* _Given instruction_: Work out how many lines hold "this". Give the number and nothing else.

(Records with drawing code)
────────

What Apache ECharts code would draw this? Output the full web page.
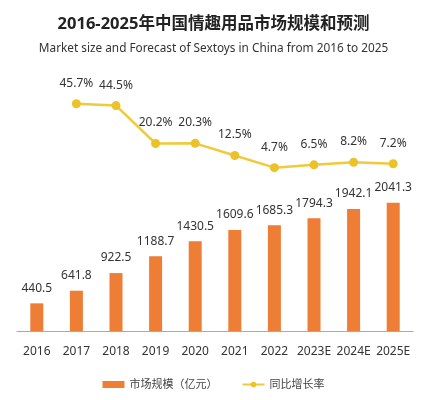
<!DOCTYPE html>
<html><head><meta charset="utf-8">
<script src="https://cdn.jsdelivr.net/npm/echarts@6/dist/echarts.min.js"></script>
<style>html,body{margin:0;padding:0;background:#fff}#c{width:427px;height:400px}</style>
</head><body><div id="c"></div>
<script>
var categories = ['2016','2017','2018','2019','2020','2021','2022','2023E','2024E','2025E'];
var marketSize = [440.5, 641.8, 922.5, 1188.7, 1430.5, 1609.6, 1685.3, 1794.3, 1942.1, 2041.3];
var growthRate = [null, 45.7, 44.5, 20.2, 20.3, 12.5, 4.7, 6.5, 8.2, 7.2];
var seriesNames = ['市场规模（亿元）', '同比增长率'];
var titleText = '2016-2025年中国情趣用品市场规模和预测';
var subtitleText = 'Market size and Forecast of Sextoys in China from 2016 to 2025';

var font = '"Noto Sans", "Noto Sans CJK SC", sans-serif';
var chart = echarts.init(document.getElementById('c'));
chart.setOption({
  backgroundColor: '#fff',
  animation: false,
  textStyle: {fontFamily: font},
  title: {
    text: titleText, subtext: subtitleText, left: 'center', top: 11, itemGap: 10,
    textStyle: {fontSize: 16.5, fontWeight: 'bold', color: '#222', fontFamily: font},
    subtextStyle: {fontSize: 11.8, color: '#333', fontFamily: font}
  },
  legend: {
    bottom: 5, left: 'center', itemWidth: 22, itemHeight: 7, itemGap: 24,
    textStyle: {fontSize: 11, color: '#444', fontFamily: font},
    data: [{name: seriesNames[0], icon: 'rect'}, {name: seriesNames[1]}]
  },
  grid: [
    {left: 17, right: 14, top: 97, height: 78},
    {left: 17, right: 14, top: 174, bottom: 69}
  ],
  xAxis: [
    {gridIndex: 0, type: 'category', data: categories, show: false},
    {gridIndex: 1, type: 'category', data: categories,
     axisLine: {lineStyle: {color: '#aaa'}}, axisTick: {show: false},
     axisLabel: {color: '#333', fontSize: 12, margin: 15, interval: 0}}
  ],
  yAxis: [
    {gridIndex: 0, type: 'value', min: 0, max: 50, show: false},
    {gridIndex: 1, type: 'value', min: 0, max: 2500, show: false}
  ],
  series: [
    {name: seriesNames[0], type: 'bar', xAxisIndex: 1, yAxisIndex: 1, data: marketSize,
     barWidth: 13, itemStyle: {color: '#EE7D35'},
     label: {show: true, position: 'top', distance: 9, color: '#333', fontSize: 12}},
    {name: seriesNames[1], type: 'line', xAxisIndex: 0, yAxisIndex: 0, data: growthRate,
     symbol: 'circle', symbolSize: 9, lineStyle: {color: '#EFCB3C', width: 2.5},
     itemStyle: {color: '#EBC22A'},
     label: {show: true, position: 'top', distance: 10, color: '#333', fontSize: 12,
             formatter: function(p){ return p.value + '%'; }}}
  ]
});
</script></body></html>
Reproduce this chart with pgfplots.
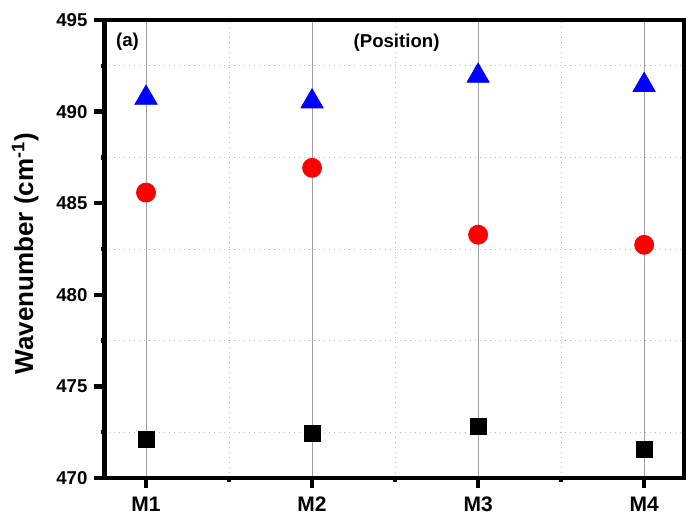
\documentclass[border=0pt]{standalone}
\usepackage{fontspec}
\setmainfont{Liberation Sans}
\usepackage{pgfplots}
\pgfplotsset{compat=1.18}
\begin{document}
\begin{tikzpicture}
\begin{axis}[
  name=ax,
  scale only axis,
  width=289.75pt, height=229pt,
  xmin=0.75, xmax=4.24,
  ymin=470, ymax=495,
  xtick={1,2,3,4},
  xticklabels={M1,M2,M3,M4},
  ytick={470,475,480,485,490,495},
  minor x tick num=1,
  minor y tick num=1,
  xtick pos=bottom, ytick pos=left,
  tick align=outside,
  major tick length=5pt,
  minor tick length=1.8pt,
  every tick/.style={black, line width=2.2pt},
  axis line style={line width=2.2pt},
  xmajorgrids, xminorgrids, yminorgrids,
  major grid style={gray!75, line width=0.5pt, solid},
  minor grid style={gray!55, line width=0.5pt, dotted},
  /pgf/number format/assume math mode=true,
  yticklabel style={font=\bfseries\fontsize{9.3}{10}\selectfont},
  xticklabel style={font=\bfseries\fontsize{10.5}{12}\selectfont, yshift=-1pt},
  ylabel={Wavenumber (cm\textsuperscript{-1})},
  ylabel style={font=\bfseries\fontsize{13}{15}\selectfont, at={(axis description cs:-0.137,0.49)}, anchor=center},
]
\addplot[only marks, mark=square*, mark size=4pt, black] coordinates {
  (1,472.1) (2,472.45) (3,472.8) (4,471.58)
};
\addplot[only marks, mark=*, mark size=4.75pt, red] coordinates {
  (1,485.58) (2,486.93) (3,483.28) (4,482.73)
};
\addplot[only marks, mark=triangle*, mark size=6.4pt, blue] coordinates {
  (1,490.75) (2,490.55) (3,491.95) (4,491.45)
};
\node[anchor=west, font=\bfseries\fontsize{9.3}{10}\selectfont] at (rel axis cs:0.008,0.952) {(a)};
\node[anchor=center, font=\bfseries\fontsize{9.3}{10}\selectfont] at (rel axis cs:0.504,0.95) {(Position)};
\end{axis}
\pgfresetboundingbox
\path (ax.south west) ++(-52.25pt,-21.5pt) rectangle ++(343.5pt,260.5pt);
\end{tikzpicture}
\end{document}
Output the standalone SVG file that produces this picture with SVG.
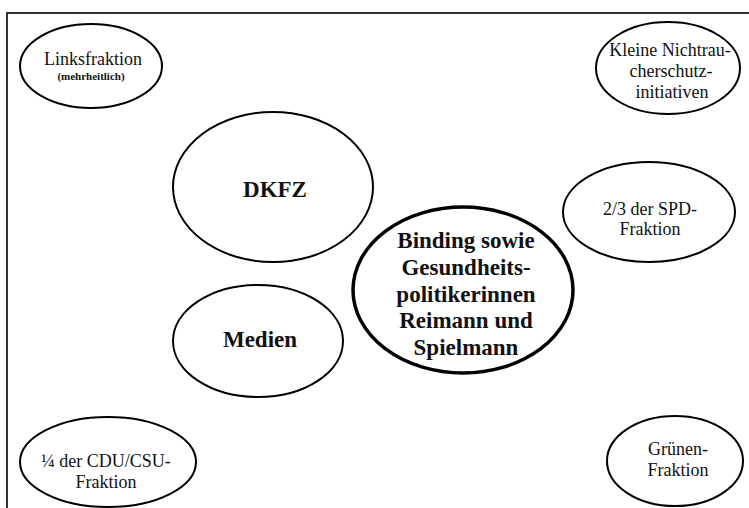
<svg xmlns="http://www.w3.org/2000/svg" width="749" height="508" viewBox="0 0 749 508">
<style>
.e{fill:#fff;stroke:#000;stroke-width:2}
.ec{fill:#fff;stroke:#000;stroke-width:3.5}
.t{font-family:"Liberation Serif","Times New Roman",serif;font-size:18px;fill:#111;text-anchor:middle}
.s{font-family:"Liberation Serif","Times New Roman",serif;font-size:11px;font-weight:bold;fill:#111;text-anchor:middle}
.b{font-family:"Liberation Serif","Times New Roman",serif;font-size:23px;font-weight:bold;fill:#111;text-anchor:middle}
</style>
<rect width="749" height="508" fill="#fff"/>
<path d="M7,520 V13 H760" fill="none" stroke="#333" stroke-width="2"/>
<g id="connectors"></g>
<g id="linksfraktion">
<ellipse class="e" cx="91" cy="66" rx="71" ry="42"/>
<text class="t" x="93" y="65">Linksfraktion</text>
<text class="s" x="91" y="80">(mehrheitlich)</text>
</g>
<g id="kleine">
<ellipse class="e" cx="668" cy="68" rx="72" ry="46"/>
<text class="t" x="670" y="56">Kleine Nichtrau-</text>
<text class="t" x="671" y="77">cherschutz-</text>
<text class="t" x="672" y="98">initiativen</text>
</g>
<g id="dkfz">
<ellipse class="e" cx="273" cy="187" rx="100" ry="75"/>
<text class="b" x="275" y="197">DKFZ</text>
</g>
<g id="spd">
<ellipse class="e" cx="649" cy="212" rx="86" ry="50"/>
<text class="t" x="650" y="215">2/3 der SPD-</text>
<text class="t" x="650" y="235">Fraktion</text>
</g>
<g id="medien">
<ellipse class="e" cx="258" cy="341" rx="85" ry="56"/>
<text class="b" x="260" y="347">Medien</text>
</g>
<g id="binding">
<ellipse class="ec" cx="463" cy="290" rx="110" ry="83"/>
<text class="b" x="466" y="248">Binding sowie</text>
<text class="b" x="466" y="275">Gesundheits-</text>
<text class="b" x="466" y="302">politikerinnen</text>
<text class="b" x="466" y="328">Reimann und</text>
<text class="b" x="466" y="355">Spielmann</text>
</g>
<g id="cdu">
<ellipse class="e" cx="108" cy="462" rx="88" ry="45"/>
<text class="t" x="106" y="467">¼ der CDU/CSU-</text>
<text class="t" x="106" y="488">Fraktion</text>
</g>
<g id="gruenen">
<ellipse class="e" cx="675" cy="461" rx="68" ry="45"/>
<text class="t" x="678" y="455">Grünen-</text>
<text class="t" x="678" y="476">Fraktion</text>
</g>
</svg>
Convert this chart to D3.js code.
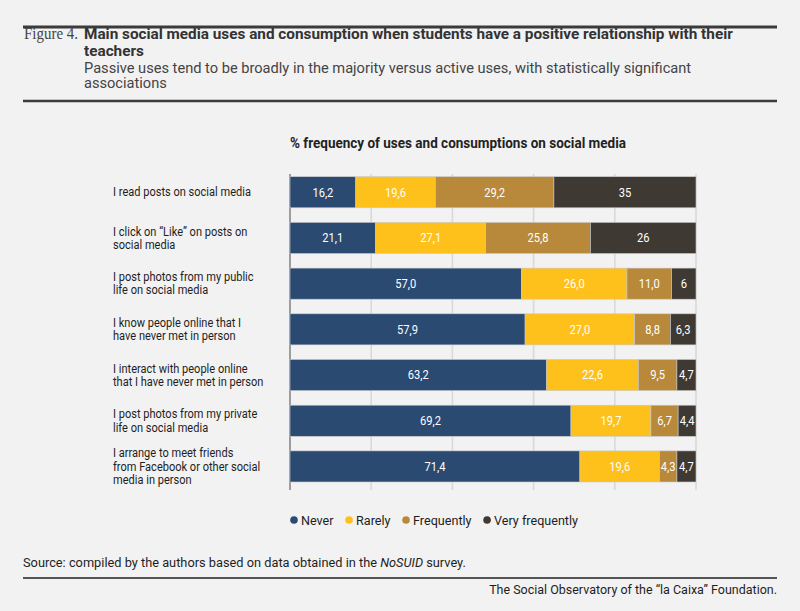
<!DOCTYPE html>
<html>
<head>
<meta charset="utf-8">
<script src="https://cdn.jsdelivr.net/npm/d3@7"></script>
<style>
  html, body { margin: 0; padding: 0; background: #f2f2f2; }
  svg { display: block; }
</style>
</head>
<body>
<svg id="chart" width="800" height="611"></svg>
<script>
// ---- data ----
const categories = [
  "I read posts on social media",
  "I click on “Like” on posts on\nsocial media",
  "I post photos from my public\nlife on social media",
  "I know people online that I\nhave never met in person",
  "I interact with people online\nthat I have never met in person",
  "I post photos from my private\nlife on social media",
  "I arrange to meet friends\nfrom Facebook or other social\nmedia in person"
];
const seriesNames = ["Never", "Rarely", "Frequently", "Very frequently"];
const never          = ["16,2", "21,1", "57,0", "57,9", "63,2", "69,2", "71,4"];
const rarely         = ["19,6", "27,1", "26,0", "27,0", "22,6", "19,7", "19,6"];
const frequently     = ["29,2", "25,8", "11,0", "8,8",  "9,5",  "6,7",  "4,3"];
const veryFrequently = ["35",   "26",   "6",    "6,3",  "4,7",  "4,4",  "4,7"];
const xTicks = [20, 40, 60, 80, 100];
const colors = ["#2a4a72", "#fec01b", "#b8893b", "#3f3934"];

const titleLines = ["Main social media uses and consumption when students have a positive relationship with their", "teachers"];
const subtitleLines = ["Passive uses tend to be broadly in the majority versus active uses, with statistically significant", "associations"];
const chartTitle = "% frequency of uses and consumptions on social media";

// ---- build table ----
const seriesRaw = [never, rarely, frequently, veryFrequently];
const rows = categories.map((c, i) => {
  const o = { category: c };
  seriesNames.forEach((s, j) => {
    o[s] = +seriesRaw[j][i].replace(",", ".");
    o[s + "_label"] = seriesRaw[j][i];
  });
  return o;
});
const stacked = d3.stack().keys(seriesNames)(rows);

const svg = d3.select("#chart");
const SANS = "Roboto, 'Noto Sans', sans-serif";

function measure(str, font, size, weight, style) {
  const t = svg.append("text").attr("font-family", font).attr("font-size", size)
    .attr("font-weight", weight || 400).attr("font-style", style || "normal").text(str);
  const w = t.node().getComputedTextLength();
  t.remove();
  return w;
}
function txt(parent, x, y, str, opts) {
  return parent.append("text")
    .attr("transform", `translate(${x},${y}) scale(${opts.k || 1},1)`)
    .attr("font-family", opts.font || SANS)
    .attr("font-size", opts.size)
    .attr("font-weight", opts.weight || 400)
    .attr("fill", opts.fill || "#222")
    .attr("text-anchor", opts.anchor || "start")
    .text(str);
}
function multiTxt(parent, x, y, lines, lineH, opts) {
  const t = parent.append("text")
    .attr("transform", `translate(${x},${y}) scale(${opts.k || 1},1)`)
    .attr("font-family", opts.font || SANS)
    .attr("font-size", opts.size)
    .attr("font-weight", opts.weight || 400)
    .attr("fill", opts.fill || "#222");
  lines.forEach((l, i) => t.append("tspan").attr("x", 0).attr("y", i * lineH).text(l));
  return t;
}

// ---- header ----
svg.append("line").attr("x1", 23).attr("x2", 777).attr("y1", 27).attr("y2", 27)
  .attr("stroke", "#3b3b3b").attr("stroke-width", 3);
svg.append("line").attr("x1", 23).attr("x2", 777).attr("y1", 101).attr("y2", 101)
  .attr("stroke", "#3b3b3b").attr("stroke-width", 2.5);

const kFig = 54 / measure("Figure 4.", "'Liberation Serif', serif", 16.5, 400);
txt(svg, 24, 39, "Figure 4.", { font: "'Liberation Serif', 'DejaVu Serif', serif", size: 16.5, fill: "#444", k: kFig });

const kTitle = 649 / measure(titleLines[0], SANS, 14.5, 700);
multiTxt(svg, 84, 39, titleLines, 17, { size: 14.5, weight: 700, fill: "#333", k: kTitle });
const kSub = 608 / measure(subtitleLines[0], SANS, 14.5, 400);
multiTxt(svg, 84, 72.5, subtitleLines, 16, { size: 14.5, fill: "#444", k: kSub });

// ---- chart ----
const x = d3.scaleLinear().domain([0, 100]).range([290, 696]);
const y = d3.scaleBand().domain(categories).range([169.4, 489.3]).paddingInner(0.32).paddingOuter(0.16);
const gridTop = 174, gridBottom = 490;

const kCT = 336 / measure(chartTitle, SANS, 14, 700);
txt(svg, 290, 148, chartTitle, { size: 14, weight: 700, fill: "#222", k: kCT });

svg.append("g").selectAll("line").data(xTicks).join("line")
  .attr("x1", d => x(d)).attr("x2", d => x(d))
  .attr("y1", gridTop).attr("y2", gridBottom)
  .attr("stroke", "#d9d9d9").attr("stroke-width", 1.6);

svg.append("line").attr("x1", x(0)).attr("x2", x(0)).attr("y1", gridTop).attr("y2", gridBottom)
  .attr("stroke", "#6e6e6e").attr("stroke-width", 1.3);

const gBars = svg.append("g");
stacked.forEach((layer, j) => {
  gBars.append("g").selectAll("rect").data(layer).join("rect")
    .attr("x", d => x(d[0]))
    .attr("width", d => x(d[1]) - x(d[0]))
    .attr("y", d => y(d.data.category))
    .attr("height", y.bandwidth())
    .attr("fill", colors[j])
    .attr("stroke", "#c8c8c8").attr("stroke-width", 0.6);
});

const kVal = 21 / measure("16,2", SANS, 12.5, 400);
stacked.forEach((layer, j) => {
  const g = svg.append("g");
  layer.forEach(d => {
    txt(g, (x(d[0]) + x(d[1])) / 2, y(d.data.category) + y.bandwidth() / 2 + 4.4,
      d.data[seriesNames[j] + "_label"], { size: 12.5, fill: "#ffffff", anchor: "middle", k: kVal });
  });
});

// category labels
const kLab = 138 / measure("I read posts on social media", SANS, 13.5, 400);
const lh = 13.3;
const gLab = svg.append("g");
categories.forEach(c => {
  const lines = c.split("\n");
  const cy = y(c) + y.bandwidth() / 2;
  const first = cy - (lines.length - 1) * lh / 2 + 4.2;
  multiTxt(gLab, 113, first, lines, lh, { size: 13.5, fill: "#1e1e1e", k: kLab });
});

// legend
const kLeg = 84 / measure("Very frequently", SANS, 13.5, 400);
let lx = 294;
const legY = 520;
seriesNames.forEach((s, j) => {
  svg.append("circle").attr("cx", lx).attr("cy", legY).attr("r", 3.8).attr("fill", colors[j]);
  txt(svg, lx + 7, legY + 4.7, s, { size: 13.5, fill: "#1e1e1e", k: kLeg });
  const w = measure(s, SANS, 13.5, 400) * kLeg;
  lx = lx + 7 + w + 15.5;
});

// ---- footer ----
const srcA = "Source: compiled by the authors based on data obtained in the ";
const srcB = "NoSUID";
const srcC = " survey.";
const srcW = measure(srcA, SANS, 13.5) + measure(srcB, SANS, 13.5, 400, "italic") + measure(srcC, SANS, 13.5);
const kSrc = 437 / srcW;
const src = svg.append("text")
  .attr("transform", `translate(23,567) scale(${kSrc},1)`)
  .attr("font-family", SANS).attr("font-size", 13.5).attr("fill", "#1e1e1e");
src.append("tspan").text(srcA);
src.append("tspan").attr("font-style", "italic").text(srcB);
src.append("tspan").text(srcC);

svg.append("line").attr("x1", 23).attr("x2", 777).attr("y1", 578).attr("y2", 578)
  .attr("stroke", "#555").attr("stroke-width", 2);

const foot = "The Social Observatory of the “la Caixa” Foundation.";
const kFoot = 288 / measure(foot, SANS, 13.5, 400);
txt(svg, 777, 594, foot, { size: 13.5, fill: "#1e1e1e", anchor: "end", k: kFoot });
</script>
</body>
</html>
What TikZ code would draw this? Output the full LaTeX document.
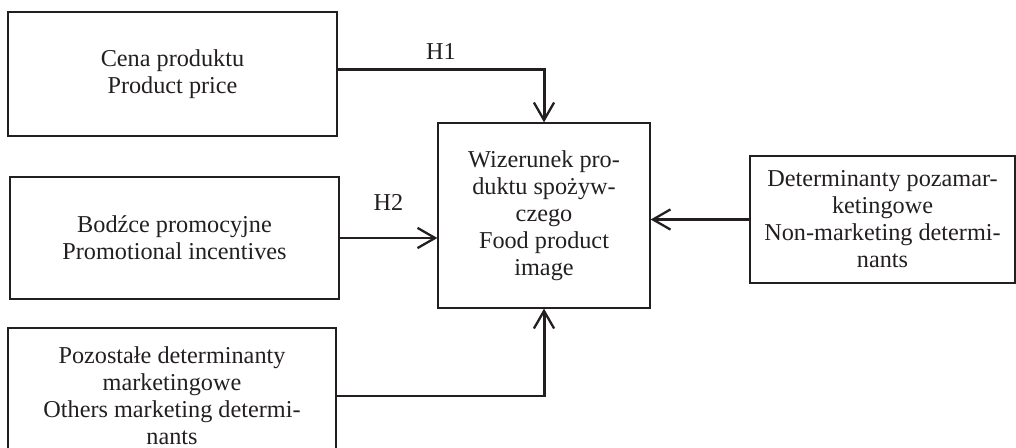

────────

* _Task result_: 5